Un labo de culture et de vie. Entretien avec Hervé Breuil (Lavoir Moderne Parisien)

Un labo de culture et de vie

Entretien avec Hervé Breuil

Propos recueillis par Nicolas Roméas

Dans le biotope souvent superficiel et décevant des arts vivants en France, il reste quelques drôles d’animaux, dont Hervé Breuil fait partie, qui ne cherchent pas particulièrement la facilité ou le confort. Ces oiseaux rares choisissent délibérément les lieux en apparence les plus difficiles, où certains s’imaginent que la culture n’a pas sa place, alors que c’est précisément là qu’elle retrouve sa force en faisant clairement face à une nécessité. La Goutte d’or, par exemple, territoire marqué par les combats de la Commune et que certains voudraient voir comme une sorte de ghetto africain à Paris. Quel lieu pourrait être, dans la capitale de la France, plus emblématique du désarroi et des blessures morales et culturelles infligées aux ressortissants de nos anciennes colonies, dont la société contemporaine maltraite de plus belle les descendants ? C’est là qu’avec le Lavoir moderne parisien et l’Olympic Café, Breuil effectue depuis une vingtaine d’années un remarquable travail de fond quotidien qui tient à la fois de l’art, de la culture et de l’apprentissage du vivre-ensemble. Il le fait en ouvrant sa porte à de jeunes artistes, à des acteurs culturels œuvrant dans des univers difficiles, comme l’atelier du non-faire, et en organisant fêtes musicales et repas de rue ouverts à tout le quartier. Tous les moyens sont bons pour connaître et faire se rencontrer les cultures.

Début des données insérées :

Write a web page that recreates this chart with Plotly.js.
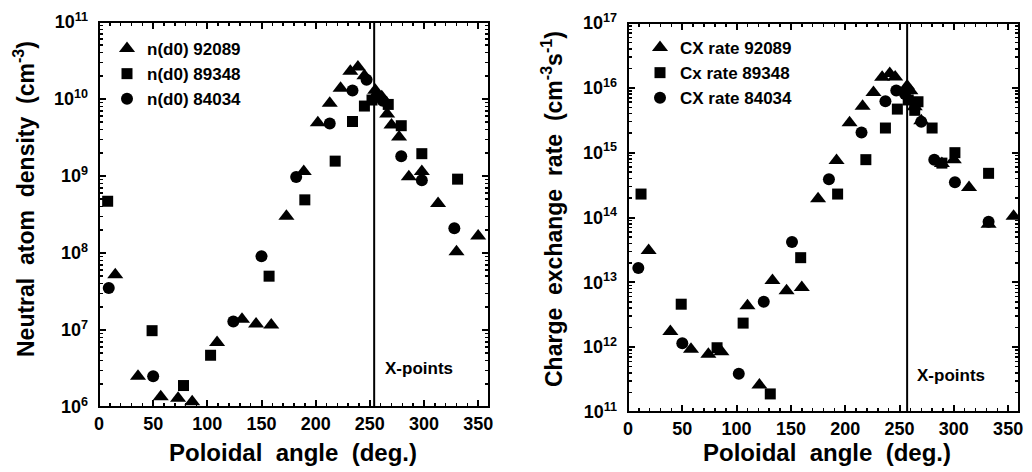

Cassandre : La Goutte d’or n’est pas un lieu anodin, c’est un quartier qui a longtemps été réputé aussi dangereux qu’une cité de banlieue – l’image était fabriquée dans ce sens -, dans lequel on dit que toutes sortes de trafics se produisent en permanence. Travailler ici, ce n’est pas diriger un théâtre municipal, c’est un investissement total, il y a un lien fort entre le territoire, la démarche, un certain rapport aux artistes et à cette population mélangée…

Hervé Breuil : La Goutte d’or est un territoire spécial, mais la manière de le voir dépend du point de vue, il y a l’image extérieure et l’image intérieure. On essaie de diaboliser un quartier d’immigration, d’étrangers, avec cent cinquante ans de passé gauchiste revendiqué, l’histoire de la Commune, des barricades, des luttes populaires, et effectivement, cette image est aujourd’hui largement manipulée politiquement.
Mais vu de l’intérieur, il se passe des choses totalement différentes. On parle de dangerosité : au contraire, c’est un quartier en autoprotection permanente, dans lequel on se sent bien, protégé. On s’y sent aussi dans un état d’ouverture aux autres et d’enrichissement mutuel. C’est un espace à part dans une société comme la nôtre, avec d’autres formes de références ouvertes sur le monde. C’est là que se situe notre démarche artistique.
J’ai ouvert ce lieu il y a vingt ans. C’étaient les années quatre-vingt, l’arrivée du socialisme, il y avait un mouvement européen pour ouvrir des lieux dans des friches industrielles, des lieux à part, une idée de renouvellement qui soit une alternative à la culture habituelle. C’était déjà un geste d’aller vers quelque chose d’autre, il y avait un besoin de pluridisciplinarité, de transversalité, de recherche formelle, d’espaces qui soient des non-lieux de spectacle. Toutes ces choses ont évolué et il y a eu un tournant dans les années quatre-vingt-dix…

Les héros se sont fatigués…

Nous sommes allés au bout de certaines expériences au niveau du théâtre, des arts plastiques, du multimédia, il y a eu une période extrêmement excitante, fondée sur la convivialité, avec un aspect festif.
Nous avons travaillé sur de nouveaux publics, et nous avons ouvert cette culture à des gens qui ne s’intéressaient qu’à la littérature, la visite des musées, les beaux-arts et le conservatoire. Mais la société évolue, nous sommes passés par 1989, la chute du Mur, une société qui a commencé à se fracturer dans tous les sens. Aujourd’hui, nous sommes dans autre chose : on ne peut pas faire d’art sans faire du social et du politique.